Alice Neel's 'Late Portraits & Still Lifes' Arrive At David Zwirner Gallery (PHOTOS)

A Motley Crew

With an art career spanning from 1920 to the 1980s, Alice Neel painted family, poets, singers, bohemians, strangers and celebrities. She famously stuck with figurative painting when it was least fashionable, all the while keeping the " conventional" subject matter honest, funny and slightly morbid. Calling herself a "collector of souls," Neel was not as concerned with capturing her subject's exact features but their zeitgeist in her presence, in that moment in time.

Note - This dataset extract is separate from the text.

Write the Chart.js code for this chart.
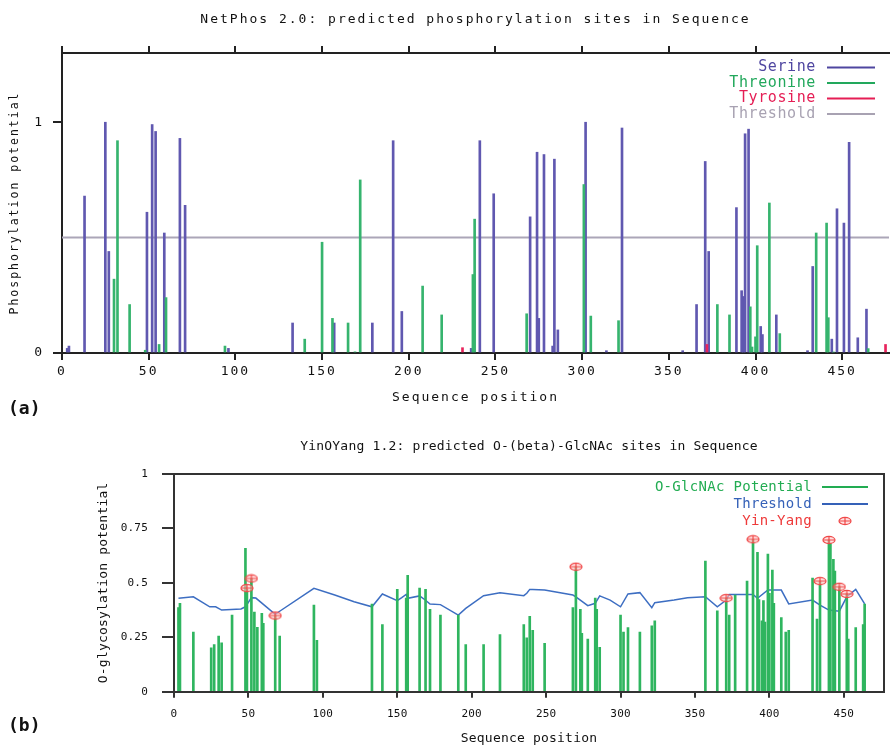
<!DOCTYPE html>
<html lang="en">
<head>
  <meta charset="UTF-8">
  <title>NetPhos 2.0 / YinOYang 1.2</title>
  <script src="https://cdn.jsdelivr.net/npm/chart.js@4"></script>
  <style>
    body { margin: 0; background: #fff; }
    .wrap { position: relative; width: 891px; height: 745px; overflow: hidden; }
    canvas { position: absolute; left: 0; }
    #chartA { top: 0; }
    #chartB { top: 420px; }
    .tag { position: absolute; left: 8px; font: bold 18px "DejaVu Sans Mono", monospace; color: #111; }
  </style>
</head>
<body>
  <div class="wrap">
    <canvas id="chartA" width="891" height="420"></canvas>
    <canvas id="chartB" width="891" height="325"></canvas>
    <div class="tag" style="top:397px">(a)</div>
    <div class="tag" style="top:714px">(b)</div>
  </div>

  <script>
    const SEQ_LEN = 477;
    const xTicks = [0, 50, 100, 150, 200, 250, 300, 350, 400, 450];
    const yTicksA = [0, 1];
    const yTicksB = [0, 0.25, 0.5, 0.75, 1];

    // (a) NetPhos 2.0 predictions
    const serinePos = [3,4,13,25,27,49,52,54,59,68,71,96,133,157,179,191,196,236,241,249,
      270,274,275,278,283,284,286,302,314,323,358,366,371,373,389,392,393,394,396,403,
      404,412,430,433,444,447,451,454,459,464];
    const serineVal = [0.02,0.03,0.68,1.0,0.44,0.61,0.99,0.96,0.52,0.93,0.64,0.02,0.13,0.13,0.13,0.92,0.18,0.02,0.92,0.69,
      0.59,0.87,0.15,0.86,0.03,0.84,0.10,1.0,0.01,0.975,0.01,0.21,0.83,0.44,0.63,0.27,0.245,0.95,0.97,0.115,
      0.08,0.165,0.01,0.375,0.06,0.625,0.563,0.913,0.066,0.19];
    const threoninePos = [30,32,39,48,56,60,94,140,150,156,165,169,172,208,219,237,238,268,301,305,
      321,378,385,397,398,400,401,408,414,435,441,442,445,465];
    const threonineVal = [0.32,0.92,0.21,0.012,0.037,0.24,0.03,0.06,0.48,0.15,0.13,0.005,0.75,0.29,0.165,0.34,0.58,0.17,0.73,0.16,
      0.14,0.21,0.165,0.20,0.026,0.07,0.465,0.65,0.084,0.52,0.563,0.153,0.004,0.019];
    const tyrosinePos = [231, 372, 475];
    const tyrosineVal = [0.023, 0.037, 0.037];
    const thresholdA = 0.5;

    // (b) YinOYang 1.2 predictions
    const glcnacPos = [3,4,13,25,27,30,32,39,48,49,
      52,54,56,59,60,68,71,94,96,133,
      140,150,156,157,165,169,172,179,191,196,
      208,219,235,237,239,241,249,268,270,273,
      274,278,283,284,286,300,302,305,313,321,
      323,357,365,371,373,377,385,389,392,393,
      395,396,397,399,400,402,403,408,411,413,
      429,432,434,440,441,443,444,447,452,453,
      458,463,464];
    const glcnacVal = [0.386,0.406,0.274,0.202,0.217,0.256,0.224,0.352,0.658,0.47,
      0.52,0.366,0.296,0.36,0.314,0.35,0.256,0.398,0.236,0.403,
      0.308,0.47,0.43,0.534,0.476,0.47,0.378,0.352,0.352,0.216,
      0.216,0.262,0.308,0.248,0.346,0.282,0.222,0.386,0.574,0.378,
      0.268,0.242,0.43,0.378,0.204,0.352,0.274,0.294,0.274,0.302,
      0.326,0.60,0.372,0.43,0.352,0.444,0.508,0.70,0.64,0.423,
      0.326,0.418,0.32,0.632,0.452,0.559,0.406,0.34,0.274,0.282,
      0.522,0.334,0.508,0.697,0.68,0.608,0.554,0.482,0.449,0.242,
      0.294,0.308,0.403];
    const thrPos = [3,13,24,28,32,45,48,52,55,68,
      70,94,108,121,133,140,150,153,156,157,
      165,169,172,179,191,196,208,219,235,237,
      239,241,249,268,270,278,283,286,293,300,
      305,313,321,323,336,345,357,365,371,373,
      389,392,399,408,413,429,434,440,447,452,
      458,464];
    const thrVal = [0.429,0.436,0.39,0.39,0.375,0.38,0.39,0.432,0.43,0.355,
      0.365,0.475,0.444,0.413,0.39,0.449,0.418,0.432,0.447,0.429,
      0.44,0.42,0.403,0.40,0.352,0.383,0.441,0.455,0.441,0.452,
      0.47,0.47,0.467,0.444,0.436,0.395,0.406,0.44,0.421,0.39,
      0.449,0.455,0.386,0.409,0.421,0.432,0.436,0.39,0.421,0.447,
      0.447,0.429,0.467,0.467,0.403,0.421,0.398,0.375,0.37,0.436,
      0.47,0.403];
    const yinYangPos = [49, 52, 68, 270, 371, 389, 434, 440, 447, 452];
    const yinYangVal = [0.476, 0.52, 0.35, 0.574, 0.43, 0.70, 0.508, 0.697, 0.482, 0.449];

    const mono = '"DejaVu Sans Mono", monospace';
    const ink = '#111';
    const pairs = (xs, ys) => xs.map((x, i) => ({ x: x, y: ys[i] }));
    const setTicks = vals => scale => { scale.ticks = vals.map(v => ({ value: v })); };

    // red ellipse with a cross, used for the Yin-Yang sites
    function yinYangMarker() {
      const c = document.createElement('canvas');
      c.width = 14; c.height = 10;
      const g = c.getContext('2d');
      g.strokeStyle = '#f04848';
      g.fillStyle = 'rgba(255,205,205,0.6)';
      g.lineWidth = 1.2;
      g.beginPath(); g.ellipse(7, 5, 6, 3.6, 0, 0, Math.PI * 2); g.fill(); g.stroke();
      g.beginPath(); g.moveTo(1, 5); g.lineTo(13, 5); g.moveTo(7, 1); g.lineTo(7, 9); g.stroke();
      return c;
    }
    const marker = yinYangMarker();

    const spacing = px => ({
      id: 'spacing',
      beforeDraw(chart) { chart.ctx.letterSpacing = px; }
    });

    // legend drawn right aligned with the sample on the right, like the original plots
    function sideLegend(opts) {
      return {
        id: 'sideLegend',
        afterDraw(chart) {
          const ctx = chart.ctx;
          ctx.save();
          ctx.font = opts.font;
          ctx.letterSpacing = opts.spacing;
          ctx.textAlign = 'right';
          ctx.textBaseline = 'middle';
          opts.order.forEach((label, i) => {
            const ds = chart.data.datasets.find(d => d.label === label);
            const y = opts.top + i * opts.step;
            const col = ds.legendColor;
            ctx.fillStyle = col;
            ctx.fillText(label, opts.textRight, y);
            if (ds.showLine === false) {
              const cx = (opts.lineFrom + opts.lineTo) / 2;
              ctx.drawImage(marker, cx - 7, y - 5);
            } else {
              ctx.strokeStyle = col;
              ctx.lineWidth = 2;
              ctx.beginPath();
              ctx.moveTo(opts.lineFrom, y);
              ctx.lineTo(opts.lineTo, y);
              ctx.stroke();
            }
          });
          ctx.restore();
        }
      };
    }

    const fontA = { family: mono, size: 13, weight: 'normal' };

    new Chart(document.getElementById('chartA'), {
      type: 'bar',
      data: {
        datasets: [
          { type: 'line', label: 'Threshold', data: [{ x: 0, y: thresholdA }, { x: SEQ_LEN, y: thresholdA }],
            borderColor: '#aba6b8', legendColor: '#a8a2b2', borderWidth: 2, pointRadius: 0, order: 4 },
          { label: 'Serine', data: pairs(serinePos, serineVal), backgroundColor: '#6058b0', legendColor: '#4f46a0',
            barThickness: 2, grouped: false, order: 3 },
          { label: 'Threonine', data: pairs(threoninePos, threonineVal), backgroundColor: '#36b46e', legendColor: '#22a85c',
            barThickness: 2, grouped: false, order: 2 },
          { label: 'Tyrosine', data: pairs(tyrosinePos, tyrosineVal), backgroundColor: '#e8245c', legendColor: '#e51e55',
            barThickness: 2, grouped: false, order: 1 }
        ]
      },
      options: {
        responsive: false,
        animation: false,
        layout: { padding: { left: 0, right: 2, top: 0, bottom: 0 } },
        plugins: {
          legend: { display: false },
          tooltip: { enabled: false },
          title: {
            display: true, fullSize: false, color: ink, font: fontA,
            text: 'NetPhos 2.0: predicted phosphorylation sites in Sequence',
            padding: { top: 12, bottom: 0 }
          }
        },
        scales: {
          x: {
            type: 'linear', position: 'bottom', min: 0, max: SEQ_LEN, offset: false,
            afterBuildTicks: setTicks(xTicks),
            ticks: { font: fontA, color: ink, padding: 4, maxRotation: 0, autoSkip: false },
            grid: { offset: false, drawOnChartArea: false, tickLength: 7, color: '#222', lineWidth: 2 },
            border: { color: '#222', width: 2 },
            title: { display: true, text: 'Sequence position', font: fontA, color: ink, padding: { top: 0, bottom: 15 } },
            afterFit: s => { s.height = 67; }
          },
          x2: {
            type: 'linear', position: 'top', min: 0, max: SEQ_LEN, offset: false,
            afterBuildTicks: setTicks(xTicks),
            ticks: { display: false },
            grid: { offset: false, drawOnChartArea: false, tickLength: 7, color: '#222', lineWidth: 2 },
            border: { color: '#222', width: 2 },
            afterFit: s => { s.height = 25.4; }
          },
          y: {
            position: 'left', min: 0, max: 1.3,
            afterBuildTicks: setTicks(yTicksA),
            ticks: { font: fontA, color: ink, padding: 9, callback: v => String(v) },
            grid: { drawOnChartArea: false, tickLength: 9, color: '#222', lineWidth: 2 },
            border: { color: '#222', width: 2 },
            title: { display: true, text: 'Phosphorylation potential', font: { family: mono, size: 11.5 }, color: ink,
              padding: { top: 8, bottom: 0 } },
            afterFit: s => { s.width = 62; }
          }
        }
      },
      plugins: [
        spacing('2px'),
        sideLegend({ font: '15px ' + mono, spacing: '0.6px', order: ['Serine', 'Threonine', 'Tyrosine', 'Threshold'],
          top: 67.5, step: 15.5, textRight: 816, lineFrom: 827, lineTo: 875 })
      ]
    });

    const fontB = { family: mono, size: 13, weight: 'normal' };
    const fontBTicks = { family: mono, size: 11, weight: 'normal' };

    new Chart(document.getElementById('chartB'), {
      type: 'bar',
      data: {
        datasets: [
          { type: 'line', label: 'Threshold', data: pairs(thrPos, thrVal), borderColor: '#3d6ec2', legendColor: '#3561b8',
            borderWidth: 1.5, pointRadius: 0, tension: 0, order: 3 },
          { label: 'O-GlcNAc Potential', data: pairs(glcnacPos, glcnacVal), backgroundColor: '#2fb55f', legendColor: '#22ac52',
            barThickness: 2, grouped: false, order: 2 },
          { type: 'line', label: 'Yin-Yang', data: pairs(yinYangPos, yinYangVal), showLine: false, legendColor: '#ee3a3a',
            pointStyle: marker, pointRadius: 5, order: 1 }
        ]
      },
      options: {
        responsive: false,
        animation: false,
        layout: { padding: { left: 0, right: 7, top: 0, bottom: 0 } },
        plugins: {
          legend: { display: false },
          tooltip: { enabled: false },
          title: {
            display: true, fullSize: false, color: ink, font: fontB,
            text: 'YinOYang 1.2: predicted O-(beta)-GlcNAc sites in Sequence',
            padding: { top: 19.2, bottom: 19.2 }
          }
        },
        scales: {
          x: {
            type: 'linear', position: 'bottom', min: 0, max: SEQ_LEN, offset: false,
            afterBuildTicks: setTicks(xTicks),
            ticks: { font: fontBTicks, color: ink, padding: 10, maxRotation: 0, autoSkip: false },
            grid: { offset: false, drawOnChartArea: false, tickLength: 6, color: '#333', lineWidth: 2 },
            border: { color: '#333', width: 2 },
            title: { display: true, text: 'Sequence position', font: { family: mono, size: 13, lineHeight: 1 }, color: ink,
              padding: { top: 0, bottom: 0 } },
            afterFit: s => { s.height = 53.3; }
          },
          x2: {
            type: 'linear', position: 'top', min: 0, max: SEQ_LEN, offset: false,
            ticks: { display: false },
            grid: { offset: false, drawOnChartArea: false, drawTicks: false },
            border: { color: '#333', width: 2 },
            afterFit: s => { s.height = 0; }
          },
          y: {
            position: 'left', min: 0, max: 1,
            afterBuildTicks: setTicks(yTicksB),
            ticks: { font: fontBTicks, color: ink, padding: 14, callback: v => String(v) },
            grid: { drawOnChartArea: false, tickLength: 12, color: '#333', lineWidth: 2 },
            border: { color: '#333', width: 2 },
            title: { display: true, text: 'O-glycosylation potential', font: fontB, color: ink, padding: { top: 96, bottom: 0 } },
            afterFit: s => { s.width = 174; }
          },
          y2: {
            position: 'right', min: 0, max: 1,
            ticks: { display: false },
            grid: { drawOnChartArea: false, drawTicks: false },
            border: { color: '#333', width: 2 },
            afterFit: s => { s.width = 0; }
          }
        }
      },
      plugins: [
        spacing('0.2px'),
        sideLegend({ font: '14px ' + mono, spacing: '0.3px', order: ['O-GlcNAc Potential', 'Threshold', 'Yin-Yang'],
          top: 67, step: 17, textRight: 812, lineFrom: 822, lineTo: 868 })
      ]
    });
  </script>
</body>
</html>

Born in 1900 in Pennsylvania. Neel's exhibition at David Zwirner focuses on the last two decades of her life. Neel's style is economical, and her humor is dry. She reveals her subjects with brutal honesty, neither sugar coating nor insulting. Her paintings combine a caricatured likeness with a amorphous monstrosity. Ugliness is presented, whether through yellow teeth or awkward facial expression, as a reality that is real, funny, and worthy of attention.

Neel reportedly said she was out to reveal "what the world had done to them and their retaliation." Her frank sense of humor reminds us of Frank O'Hara, a poet with an affinity for the absurd that once sat for Neel. Her paintings recall Alex Katz's earnest investment in people with Marlene Dumas' eye for darkness that, even if not seen, is surely felt.

The exhibition shows the evolution of style and strangeness even in a seemingly conventional set of parameters. Neel's works communicate fierce honesty and humor, keeping figurative painting from losing its fire.

The exhibition 'Late Portraits & Still Lifes' will show at David Zwirner Gallery from May 4 to June 23.